- Written problem -
Repeat what the lines below say, word for word, and skip every image.
--- BEGIN ---
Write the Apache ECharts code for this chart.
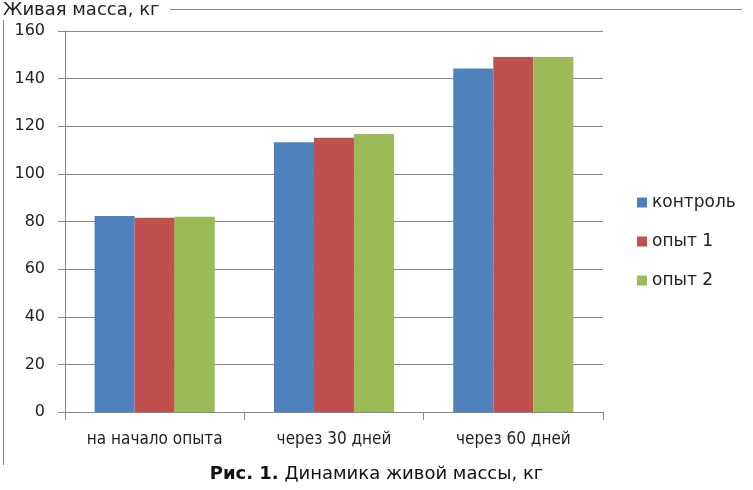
<!DOCTYPE html>
<html><head><meta charset="utf-8">
<script src="https://cdn.jsdelivr.net/npm/echarts@6/dist/echarts.min.js"></script>
<style>html,body{margin:0;padding:0;background:#fff}#c{width:753px;height:490px}</style>
</head><body><div id="c"></div>
<script>
const categories = ['на начало опыта', 'через 30 дней', 'через 60 дней'];
const control = [82.3, 113.3, 144.2];
const opyt1 = [81.6, 115.2, 149.1];
const opyt2 = [82.0, 116.7, 149.1];
const seriesNames = ['контроль', 'опыт 1', 'опыт 2'];
const colors = ['#4F81BD', '#C0504D', '#9BBB59'];

const chart = echarts.init(document.getElementById('c'), null, {renderer: 'canvas'});
const mk = (name, data, color) => ({
  name, type: 'bar', data, barGap: '0%', barCategoryGap: '33%',
  itemStyle: {color}
});
chart.setOption({
  animation: false,
  textStyle: {fontFamily: 'DejaVu Sans'},
  grid: {left: 65, right: 150, top: 31, bottom: 78},
  legend: {
    orient: 'vertical', left: 632, top: 189, itemWidth: 10, itemHeight: 10, itemGap: 22,
    icon: 'rect',
    textStyle: {fontSize: 17, color: '#222', fontFamily: 'DejaVu Sans'},
    data: seriesNames
  },
  xAxis: {
    type: 'category', data: categories,
    axisLine: {lineStyle: {color: '#888', width: 1}},
    axisTick: {show: true, interval: 0, length: 8, lineStyle: {color: '#888'}},
    axisLabel: {interval: 0, fontSize: 17, color: '#222', margin: 19, fontFamily: 'DejaVu Sans Condensed'}
  },
  yAxis: {
    type: 'value', min: 0, max: 160, interval: 20,
    axisLine: {show: true, lineStyle: {color: '#888', width: 1}},
    axisTick: {show: true, length: 7, lineStyle: {color: '#888'}},
    splitLine: {lineStyle: {color: '#888', width: 1}},
    axisLabel: {fontSize: 16, color: '#222', margin: 20}
  },
  graphic: [
    {type: 'text', left: 3, top: 1, style: {text: 'Живая масса, кг', fontSize: 18, fill: '#222', fontFamily: 'DejaVu Sans'}},
    {type: 'line', shape: {x1: 170, y1: 9.5, x2: 742, y2: 9.5}, style: {stroke: '#888', lineWidth: 1}},
    {type: 'line', shape: {x1: 3.5, y1: 20, x2: 3.5, y2: 465}, style: {stroke: '#888', lineWidth: 1}},
    {type: 'text', left: 'center', top: 465, style: {
      text: '{b|Рис. 1.} Динамика живой массы, кг',
      rich: {b: {fontWeight: 'bold', fontSize: 18, fontFamily: 'DejaVu Sans', fill: '#111'}},
      fontSize: 18, fill: '#111', fontFamily: 'DejaVu Sans'}}
  ],
  series: [mk(seriesNames[0], control, colors[0]), mk(seriesNames[1], opyt1, colors[1]), mk(seriesNames[2], opyt2, colors[2])]
});
</script></body></html>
--- END ---
- Finished exercise -
Write the Apache ECharts code for this chart.
<!DOCTYPE html>
<html><head><meta charset="utf-8">
<script src="https://cdn.jsdelivr.net/npm/echarts@6/dist/echarts.min.js"></script>
<style>html,body{margin:0;padding:0;background:#fff}#c{width:753px;height:490px}</style>
</head><body><div id="c"></div>
<script>
const categories = ['на начало опыта', 'через 30 дней', 'через 60 дней'];
const control = [82.3, 113.3, 144.2];
const opyt1 = [81.6, 115.2, 149.1];
const opyt2 = [82.0, 116.7, 149.1];
const seriesNames = ['контроль', 'опыт 1', 'опыт 2'];
const colors = ['#4F81BD', '#C0504D', '#9BBB59'];

const chart = echarts.init(document.getElementById('c'), null, {renderer: 'canvas'});
const mk = (name, data, color) => ({
  name, type: 'bar', data, barGap: '0%', barCategoryGap: '33%',
  itemStyle: {color}
});
chart.setOption({
  animation: false,
  textStyle: {fontFamily: 'DejaVu Sans'},
  grid: {left: 65, right: 150, top: 31, bottom: 78},
  legend: {
    orient: 'vertical', left: 632, top: 189, itemWidth: 10, itemHeight: 10, itemGap: 22,
    icon: 'rect',
    textStyle: {fontSize: 17, color: '#222', fontFamily: 'DejaVu Sans'},
    data: seriesNames
  },
  xAxis: {
    type: 'category', data: categories,
    axisLine: {lineStyle: {color: '#888', width: 1}},
    axisTick: {show: true, interval: 0, length: 8, lineStyle: {color: '#888'}},
    axisLabel: {interval: 0, fontSize: 17, color: '#222', margin: 19, fontFamily: 'DejaVu Sans Condensed'}
  },
  yAxis: {
    type: 'value', min: 0, max: 160, interval: 20,
    axisLine: {show: true, lineStyle: {color: '#888', width: 1}},
    axisTick: {show: true, length: 7, lineStyle: {color: '#888'}},
    splitLine: {lineStyle: {color: '#888', width: 1}},
    axisLabel: {fontSize: 16, color: '#222', margin: 20}
  },
  graphic: [
    {type: 'text', left: 3, top: 1, style: {text: 'Живая масса, кг', fontSize: 18, fill: '#222', fontFamily: 'DejaVu Sans'}},
    {type: 'line', shape: {x1: 170, y1: 9.5, x2: 742, y2: 9.5}, style: {stroke: '#888', lineWidth: 1}},
    {type: 'line', shape: {x1: 3.5, y1: 20, x2: 3.5, y2: 465}, style: {stroke: '#888', lineWidth: 1}},
    {type: 'text', left: 'center', top: 465, style: {
      text: '{b|Рис. 1.} Динамика живой массы, кг',
      rich: {b: {fontWeight: 'bold', fontSize: 18, fontFamily: 'DejaVu Sans', fill: '#111'}},
      fontSize: 18, fill: '#111', fontFamily: 'DejaVu Sans'}}
  ],
  series: [mk(seriesNames[0], control, colors[0]), mk(seriesNames[1], opyt1, colors[1]), mk(seriesNames[2], opyt2, colors[2])]
});
</script></body></html>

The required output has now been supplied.